# THINKING OUTSIDE THE BOX



## DIGGIN DOC (Jun 21, 2012)

NEED TO MAKE A SMALLER SHELF UNIT FOR A CORNER IN MY KITCHEN LAST WEEKEND (BEEN THREATENING TO MAKE THIS FOR 2 YEARS). I WANTED TO DO SOMETHING DIFFERENT AND SCRIBBLED SOME LINES ON PAPER, SCROUNGED UP SOME SCRAP PIECES OF 1X4 COMMON (KNOTTY) PINE FROM THE SHOP AND AFTER 3 OR SO HOURS OF MEASURING, CUTTING, DRILLING, GLUING AND SCREWING, THIS IS WHAT I CAME UP WITH....


----------



## DIGGIN DOC (Jun 21, 2012)

THE NEXT DAY AFER I SOBERED UP, I PRIMED AND THEN PAINTED THIS ART SHELF WITH A JIFFY ROLLER WHICH SPED THING ALONG NICELY...LOW HUMIDITY MADE FOR A QUICK DRY AND BY NOON, I HAD THAT PUPPY MOUNTED IN IT'S PLACE. 22" WIDE BY 48" TALL BTW....


----------



## DIGGIN DOC (Jun 21, 2012)

SOON AFTER, I PICKED OUT SOME 2012 FINDS FROM MY OVERFLOW INVENTORY AND PROUDLY PLACED THEM IN PROPER PLACES DEPENDING ON THEIR SIZE....


----------



## DIGGIN DOC (Jun 21, 2012)

ONE LAST SHOT COMPLETELY FULL....

 (BTW, I PLACED THE BOTTLES LOOSELY SO THE SHELF DIDN'T APPEAR TO BE CRAMMED AND OVERCROWDED).


----------



## epackage (Jun 21, 2012)

Looks good...[]


----------



## AntiqueMeds (Jun 21, 2012)

At first I was thinking you were going to train rats to find thier way through it.


----------



## idigjars (Jun 22, 2012)

Nice job.  Paul


----------



## cowseatmaize (Jun 22, 2012)

Nice use of otherwise wasted space and I'm glad the door opens the other way.
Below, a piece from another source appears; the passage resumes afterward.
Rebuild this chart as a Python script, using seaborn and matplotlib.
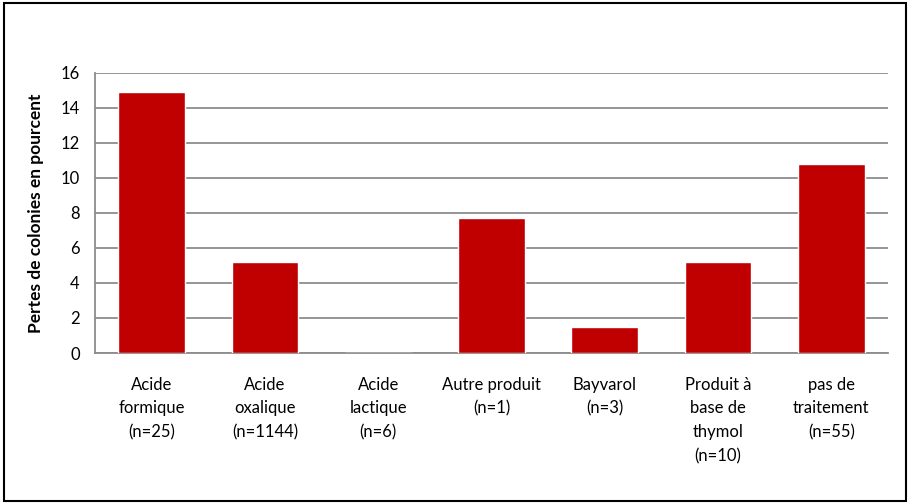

That seams odd to me though.


----------



## DIGGIN DOC (Jun 22, 2012)

> ORIGINAL:  cowseatmaize
> 
> Nice use of otherwise wasted space and I'm glad the door opens the other way. That seams odd to me though.


 
 DARK DOOR IN 3RD PIC? THAT'S THE INSIDE OF MY OPEN BASEMENT DOOR. I WAS STANDING ON THE STAIRWAY SHOOTING UP THROUGH THE DOORWAY.


----------



## BottleCollector1010 (Jun 25, 2012)

*Nice []*


----------



## KBbottles (Jun 27, 2012)

Thats great!!


----------



## Penn Digger (Jul 1, 2012)

Nice!

 PD


----------



## Stardust (Jul 1, 2012)

L@@ks fantastic ~[8D]


----------



## ratbastard (Jul 10, 2012)

nice job


----------



## LC (Jul 10, 2012)

Turned out pretty darn nice Larry , being I am a woodworker myself I can appreciate your efforts .


----------